Point 16 - Formation des maîtres de l'enseignement primaire

a- Donner une importance accrue à l'enseignement de la psychopédagogie et de la pédagogie pratique.
b- Substituer aux écoles normales primaires départementales (assurant 3 années de préparation au baccalauréat et seulement une année de préparation professionnelle), des instituts universitaires de pédagogie, situés au chef-lieu d'académie près de l'université, ouverts par concours ou sur dossier à tous les bacheliers, et comportant deux années de préparation professionnelle et d'enseignement de la pédagogie.

Point 17 - Formation des maîtres de l'enseignement secondaire

Suppression de l'agrégation comme concours de recrutement de l'enseignement secondaire.

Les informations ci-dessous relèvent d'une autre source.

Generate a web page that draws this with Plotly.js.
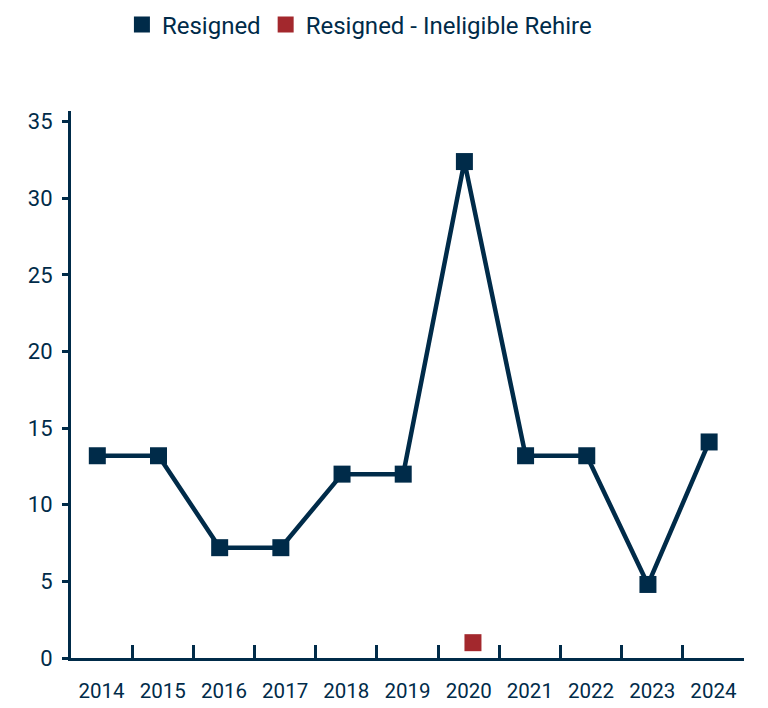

Point 20 - Relèvement des horaires (et allongement de l'année de travail) des maîtres des différents degrés

Il est indispensable que la durée des horaires de service et le nombre des semaines de travail scolaire et universitaire se rapprochent des normes allemandes, anglaises et américaines (25 à 30 heures dans le secondaire et 6 à 12 heures hebdomadaires dans le supérieur, au lieu de 12 à 21 heures dans le secondaire et de 2 à 3 heures dans le supérieur en France).


Point 21 - Statut du corps enseignant et fonctions d'autorité

- Il n'est pas possible de laisser se perpétuer une absence de statut, qui fait en pratique de la fonction enseignante une fonction sans obligations ni sanctions, où la carrière est faite par les syndicats.

- Augmentation des pouvoirs de nomination, de notation et de discipline des recteurs, des inspecteurs d'académie et des chefs d'établissement de tous les degrés (doyens, directeurs d'établissement de l'enseignement supérieur, proviseurs, principaux et directeurs de collèges, directeurs d'écoles primaires).

Point 27 - Désenclaver la recherche

... sauf dans certains secteurs de sciences expérimentales, nul ne doit rester chercheur plus de 4 à 5 années, sauf s'il a effectué pen­dant ce délai des découvertes particulièrement prometteuses.